Judge dismisses juror in Jason Corbett murder trial
Individual dismissed after informing judge that friend allegedly made contact with juror
Molly Martens Corbett and her father Thomas Michael Martens: pair have pleaded not guilty to the murder of Jason Corbett. Photograph: Davidson County
One of seven individuals who had been impanelled as members of the jury for the murder trial of Molly Martens Corbett and Thomas Martens was dismissed on Thursday at the Davidson County Courthouse in Lexington, North Carolina.
The individual was dismissed after a close friend allegedly made contact with the juror, who alerted judge David Lee to the matter directly related to the case.
The matter was discussed briefly in open court on Thursday, but due to what the juror called the “delicate” nature of the conversation, it was taken up in the judge’s chambers before attorneys and the juror returned to the courtroom.
“I’ll do my best to completely ignore it,” the juror said. “There have been some things that happened . . . but I’ll do my best to put it out of my mind.”
The judge initially asked for the juror to screen calls from the party in question.

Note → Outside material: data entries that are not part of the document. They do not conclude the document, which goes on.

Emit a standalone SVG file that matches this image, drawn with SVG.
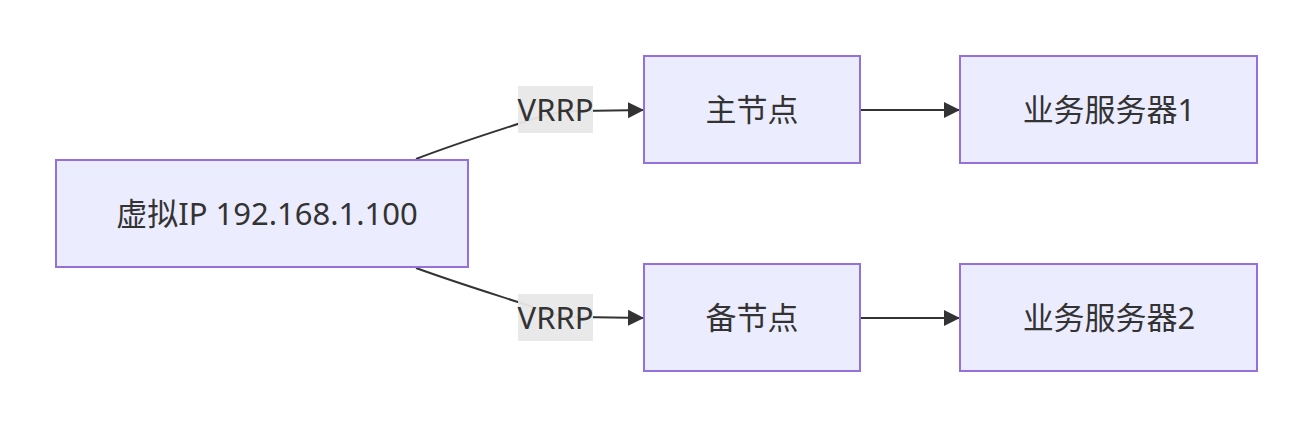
<svg xmlns="http://www.w3.org/2000/svg" width="1313" height="428" viewBox="0 0 1313 428">
<defs>
<marker id="arrow" viewBox="0 0 10 10" refX="10" refY="5" markerWidth="16" markerHeight="17" markerUnits="userSpaceOnUse" orient="auto">
<path d="M0,0 L10,5 L0,10 z" fill="#333333"/>
</marker>
<style>
.node rect{fill:#ECECFF;stroke:#9370DB;stroke-width:2}
.node text,.elabel text{font-family:"Noto Sans","Noto Sans CJK SC",sans-serif;font-size:31px;fill:#333333;text-anchor:middle;dominant-baseline:central}
.edge{fill:none;stroke:#333333;stroke-width:2}
.elabel rect{fill:#e8e8e8;opacity:0.95}
</style>
</defs>
<rect width="1313" height="428" fill="#ffffff"/>
<g id="connectors">
<path class="edge" d="M416,159 C460,142 500,130 530,120 C548,114 560,111 580,111 L644,110" marker-end="url(#arrow)"/>
<path class="edge" d="M416,268 C460,284 500,296 530,306 C548,313 560,317 580,317 L644,318" marker-end="url(#arrow)"/>
<path class="edge" d="M860,110 L960,110" marker-end="url(#arrow)"/>
<path class="edge" d="M860,318 L960,318" marker-end="url(#arrow)"/>
<g class="elabel" id="label1"><rect x="518" y="86" width="75" height="47"/><text x="555.5" y="108.5">VRRP</text></g>
<g class="elabel" id="label2"><rect x="518" y="294" width="75" height="47"/><text x="555.5" y="316.5">VRRP</text></g>
</g>
<g class="node" id="vip"><rect x="56" y="160" width="412" height="107"/><text x="267" y="212.5">虚拟IP 192.168.1.100</text></g>
<g class="node" id="master"><rect x="644" y="56" width="216" height="107"/><text x="752" y="108.5">主节点</text></g>
<g class="node" id="backup"><rect x="644" y="264" width="216" height="107"/><text x="752" y="316.5">备节点</text></g>
<g class="node" id="server1"><rect x="960" y="56" width="297" height="107"/><text x="1109" y="108.5">业务服务器1</text></g>
<g class="node" id="server2"><rect x="960" y="264" width="297" height="107"/><text x="1109" y="316.5">业务服务器2</text></g>
</svg>
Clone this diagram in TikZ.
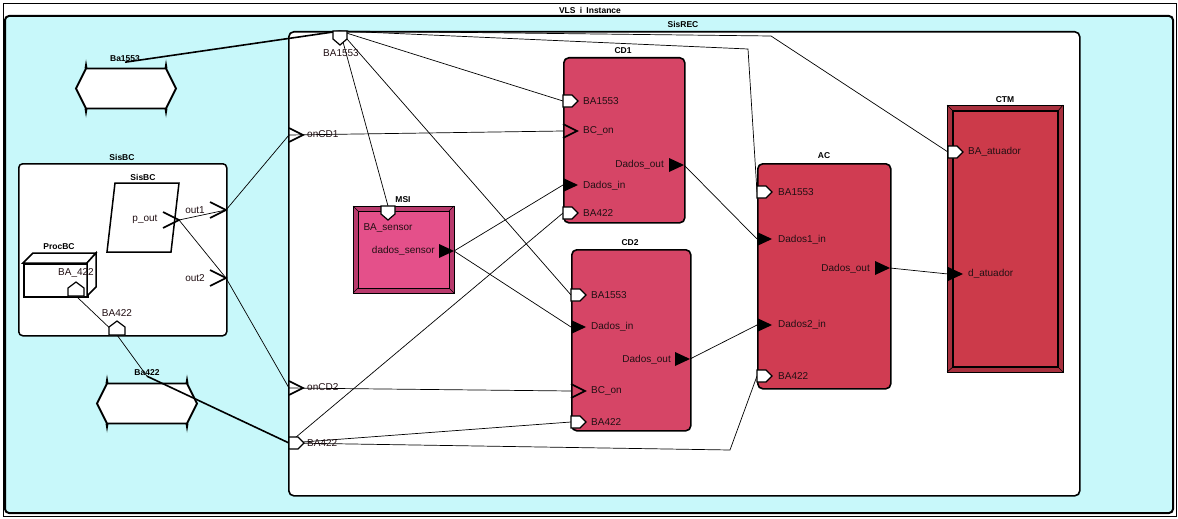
\documentclass[tikz,border=0pt]{standalone}
\usepackage{fontspec}
\setmainfont{Liberation Sans}
\definecolor{bgcyan}{HTML}{C8F8FA}
\definecolor{cdfill}{HTML}{D64566}
\definecolor{acfill}{HTML}{D03C52}
\definecolor{ctmfill}{HTML}{CC3A4A}
\definecolor{ctmframe}{HTML}{A8303E}
\definecolor{msifill}{HTML}{E4508A}
\definecolor{msiframe}{HTML}{B83A6C}
\definecolor{lbl}{HTML}{221014}
\tikzset{
  wire/.style={line width=0.7pt, black},
  thickwire/.style={line width=1.6pt, black},
  plbl/.style={font=\fontsize{10}{11}\selectfont, text=lbl, inner sep=0pt},
  tlbl/.style={font=\bfseries\fontsize{8.5}{9}\selectfont, inner sep=0pt},
  compbox/.style={draw, line width=1.6pt, rounded corners=5pt, anchor=north west, inner sep=0pt},
  pics/pentR/.style={code={\draw[line width=1.2pt, fill=white, line join=miter] (0,-6)--(9,-6)--(15,0)--(9,6)--(0,6)--cycle;}},
  pics/pentD/.style={code={\draw[line width=1.2pt, fill=white, line join=miter] (-7,0)--(7,0)--(7,8)--(0,14)--(-7,8)--cycle;}},
  pics/pentU/.style={code={\draw[line width=1.2pt, fill=white, line join=miter] (-8,0)--(-8,-8)--(0,-14)--(8,-8)--(8,0)--cycle;}},
  pics/chevR/.style={code={\draw[line width=1.6pt, line join=miter] (0,-7)--(14,0)--(0,7);}},
  pics/chevT/.style={code={\draw[line width=1.6pt, line join=miter] (-16,-8)--(0,0)--(-16,8);}},
  pics/triR/.style={code={\fill (0,-7)--(15,0)--(0,7)--cycle;}},
  pics/triT/.style={code={\fill (-15,-7)--(0,0)--(-15,7)--cycle;}},
  pics/hexport/.style={code={
    \draw[line width=1.8pt, fill=white, line join=miter] (-40,-20)--(40,-20)--(50,0)--(40,20)--(-40,20)--(-50,0)--cycle;
    \fill (-41.5,-20)--(-40,-29)--(-38.5,-20)--cycle;
    \fill (38.5,-20)--(40,-29)--(41.5,-20)--cycle;
    \fill (-41.5,20)--(-40,29)--(-38.5,20)--cycle;
    \fill (38.5,20)--(40,29)--(41.5,20)--cycle;}}
}
\begin{document}
\begin{tikzpicture}[x=1pt,y=-1pt]
\useasboundingbox (0,0) rectangle (1178,519);
\fill[white] (0,0) rectangle (1178,519);
% outer instance frame
\draw[line width=0.9pt] (3,3) rectangle (1176,516);
\node[tlbl] (title) at (590,10) {VLS\enspace i\enspace Instance};
\draw[line width=2pt, fill=bgcyan, rounded corners=4pt] (5,16) rectangle (1173,513);
% SisREC
\node[tlbl] (lSisREC) at (683,24) {SisREC};
\node[compbox, fill=white, minimum width=791pt, minimum height=464pt] (SisREC) at (288,31) {};
% external ports
\pic at (126,88.5) {hexport};
\node[tlbl] (lBa1553) at (125,59) {Ba1553};
\pic at (147,403.5) {hexport};
\node[tlbl] (lBa422) at (147,373) {Ba422};
% SisBC
\node[tlbl] (lSisBCo) at (122,157) {SisBC};
\node[compbox, line width=1.5pt, rounded corners=4pt, fill=white, minimum width=208pt, minimum height=172pt] (SisBCo) at (18,163) {};
\draw[line width=1.5pt, fill=white, line join=miter] (115,183)--(179,183)--(171,252)--(107,252)--cycle;
\node[tlbl] (lSisBCi) at (143,177) {SisBC};
% ProcBC
\node[draw, line width=1.5pt, fill=white, minimum width=64pt, minimum height=33pt, anchor=north west, inner sep=0pt] (ProcBC) at (23,263) {};
\draw[line width=1.5pt, fill=white, line join=miter] (23,263)--(33,253)--(96,253)--(87,263)--cycle;
\draw[line width=1.5pt, fill=white, line join=miter] (87,263)--(96,253)--(96,287)--(87,296)--cycle;
\node[tlbl] (lProcBC) at (59,247) {ProcBC};
% MSI
\node[draw, line width=1.3pt, fill=msiframe, minimum width=101pt, minimum height=87pt, anchor=north west, inner sep=0pt] (MSI) at (353,206) {};
\draw[line width=0.9pt, fill=msifill] (358,211) rectangle (449,288);
\draw[line width=0.6pt] (353,206)--(358,211) (454,206)--(449,211) (353,293)--(358,288) (454,293)--(449,288);
\node[tlbl] (lMSI) at (403,200) {MSI};
% CD1, CD2, AC
\node[compbox, fill=cdfill, minimum width=121pt, minimum height=165pt] (CD1) at (563,57) {};
\node[tlbl] (lCD1) at (623,51) {CD1};
\node[compbox, fill=cdfill, minimum width=119pt, minimum height=181pt] (CD2) at (571,249) {};
\node[tlbl] (lCD2) at (630,243) {CD2};
\node[compbox, fill=acfill, minimum width=133pt, minimum height=225pt] (AC) at (757,163) {};
\node[tlbl] (lAC) at (824,156) {AC};
% CTM
\node[draw, line width=1.3pt, fill=ctmframe, minimum width=116pt, minimum height=267pt, anchor=north west, inner sep=0pt] (CTM) at (947,105) {};
\draw[line width=1.3pt, fill=ctmfill] (953,111) rectangle (1058,367);
\draw[line width=0.6pt] (947,105)--(953,111) (1063,105)--(1058,111) (947,372)--(953,367) (1063,372)--(1058,367);
\node[tlbl] (lCTM) at (1005,100) {CTM};
% port anchor coordinates
\coordinate (sBA1553) at (340,31);
\coordinate (onCD1) at (289,135);
\coordinate (onCD2) at (289,388);
\coordinate (sBA422) at (289,443);
\coordinate (c1BA1553) at (563,101);
\coordinate (c1BCon) at (563,131);
\coordinate (c1Dout) at (684,165);
\coordinate (c1Din) at (563,185);
\coordinate (c1BA422) at (563,213);
\coordinate (c2BA1553) at (571,295);
\coordinate (c2Din) at (571,327);
\coordinate (c2Dout) at (690,359);
\coordinate (c2BCon) at (571,391);
\coordinate (c2BA422) at (571,422);
\coordinate (aBA1553) at (757,192);
\coordinate (aD1in) at (757,239);
\coordinate (aDout) at (890,268);
\coordinate (aD2in) at (757,325);
\coordinate (aBA422) at (757,376);
\coordinate (tBA) at (948,152);
\coordinate (tDat) at (948,274);
\coordinate (mBA) at (388,206);
\coordinate (mDout) at (454,251);
\coordinate (out1) at (226,210);
\coordinate (out2) at (226,278);
\coordinate (sbBA422) at (117,335);
\coordinate (pout) at (179,220);
\coordinate (pBA) at (76,296);
\coordinate (kAC) at (748,49);
\coordinate (kCTM) at (771,36);
\coordinate (kAC2) at (730,450);
% connectors
\draw[thickwire] (lBa1553.south) -- (sBA1553);
\draw[thickwire] (lBa422.south) -- (sBA422);
\draw[wire] (pBA) -- (sbBA422);
\draw[wire] (sbBA422) -- (lBa422.south);
\draw[wire] (sBA1553) -- (c1BA1553);
\draw[wire] (sBA1553) -- (mBA);
\draw[wire] (sBA1553) -- (c2BA1553);
\draw[wire] (sBA1553) -- (kAC) -- (aBA1553);
\draw[wire] (sBA1553) -- (kCTM) -- (tBA);
\draw[wire] (pout) -- (out1);
\draw[wire] (pout) -- (out2);
\draw[wire] (out1) -- (onCD1);
\draw[wire] (out2) -- (onCD2);
\draw[wire] (onCD1) -- (c1BCon);
\draw[wire] (onCD2) -- (c2BCon);
\draw[wire] (sBA422) -- (c1BA422);
\draw[wire] (sBA422) -- (c2BA422);
\draw[wire] (sBA422) -- (kAC2) -- (aBA422);
\draw[wire] (mDout) -- (c1Din);
\draw[wire] (mDout) -- (c2Din);
\draw[wire] (c1Dout) -- (aD1in);
\draw[wire] (c2Dout) -- (aD2in);
\draw[wire] (aDout) -- (tDat);
% port shapes
\pic at (sBA1553) {pentD};
\pic at (onCD1) {chevR};
\pic at (onCD2) {chevR};
\pic at (sBA422) {pentR};
\pic at (c1BA1553) {pentR};
\pic at (c1BCon) {chevR};
\pic at (c1Dout) {triT};
\pic at (c1Din) {triR};
\pic at (c1BA422) {pentR};
\pic at (c2BA1553) {pentR};
\pic at (c2Din) {triR};
\pic at (c2Dout) {triT};
\pic at (c2BCon) {chevR};
\pic at (c2BA422) {pentR};
\pic at (aBA1553) {pentR};
\pic at (aD1in) {triR};
\pic at (aDout) {triT};
\pic at (aD2in) {triR};
\pic at (aBA422) {pentR};
\pic at (tBA) {pentR};
\pic at (tDat) {triR};
\pic at (mBA) {pentD};
\pic at (mDout) {triT};
\pic at (out1) {chevT};
\pic at (out2) {chevT};
\pic at (sbBA422) {pentU};
\pic at (pout) {chevT};
\pic at (pBA) {pentU};
% port labels
\node[plbl] (tsBA1553) at (341,53) {BA1553};
\node[plbl, anchor=west] (tonCD1) at (307,134.5) {onCD1};
\node[plbl, anchor=west] (tonCD2) at (307,387.5) {onCD2};
\node[plbl, anchor=west] (tsBA422) at (307,443) {BA422};
\node[plbl, anchor=west] (tc1BA1553) at (583,101) {BA1553};
\node[plbl, anchor=west] (tc1BCon) at (583,131) {BC\_on};
\node[plbl, anchor=east] (tc1Dout) at (664,165) {Dados\_out};
\node[plbl, anchor=west] (tc1Din) at (583,185.5) {Dados\_in};
\node[plbl, anchor=west] (tc1BA422) at (583,213) {BA422};
\node[plbl, anchor=west] (tc2BA1553) at (591,295) {BA1553};
\node[plbl, anchor=west] (tc2Din) at (591,327) {Dados\_in};
\node[plbl, anchor=east] (tc2Dout) at (671,359.5) {Dados\_out};
\node[plbl, anchor=west] (tc2BCon) at (591,391) {BC\_on};
\node[plbl, anchor=west] (tc2BA422) at (591,422) {BA422};
\node[plbl, anchor=west] (taBA1553) at (778,192) {BA1553};
\node[plbl, anchor=west] (taD1in) at (778,239.5) {Dados1\_in};
\node[plbl, anchor=east] (taDout) at (870,268.5) {Dados\_out};
\node[plbl, anchor=west] (taD2in) at (778,325) {Dados2\_in};
\node[plbl, anchor=west] (taBA422) at (778,376) {BA422};
\node[plbl, anchor=west] (ttBA) at (968,152) {BA\_atuador};
\node[plbl, anchor=west] (ttDat) at (968,274) {d\_atuador};
\node[plbl] (tmBA) at (388,228) {BA\_sensor};
\node[plbl, anchor=east] (tmDout) at (435,251) {dados\_sensor};
\node[plbl] (tout1) at (195,210) {out1};
\node[plbl] (tout2) at (195,278) {out2};
\node[plbl] (tpout) at (145,219.5) {p\_out};
\node[plbl] (tsbBA422) at (117,313) {BA422};
\node[plbl] (tpBA) at (76,273) {BA\_422};
\end{tikzpicture}
\end{document}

The prosecution responded by requesting dismissal of the juror. David Freedman, defence attorney for Mr Martens, objected, but ultimately Mr Lee permitted the prosecution to use a peremptory challenge to remove the juror.
Six jurors remain
In turn, only six seated jurors remained. Six more must be chosen, along with two alternate jurors.
Six potential jurors were approved on Thursday by the prosecution, subject to questioning by the defence.
Finally, a third potential juror since the outset of jury selection was dismissed on Thursday for lack of candour regarding a 16-page questionnaire. A total of 143 potential jurors were on hand for the first day of trial on Monday.
Each individual was initially required to complete the questionnaire, which included their knowledge of potential witnesses, in order to expedite the process of selecting a jury of 12 individuals, according to the judge.
Prosecuting attorneys, as well as Mr Freedman, have reminded jurors of the graphic nature of some of the photographs they would examine during the case.
The widow and father-in-law of Limerick man Jason Corbett are charged with second-degree murder in connection with an incident in the early-morning hours of August 2nd, 2015, when he was found beaten to death inside his Wallburg, North Carolina home.
Ms Martens and her father have both pleaded not guilty to those charges, claiming self-defence.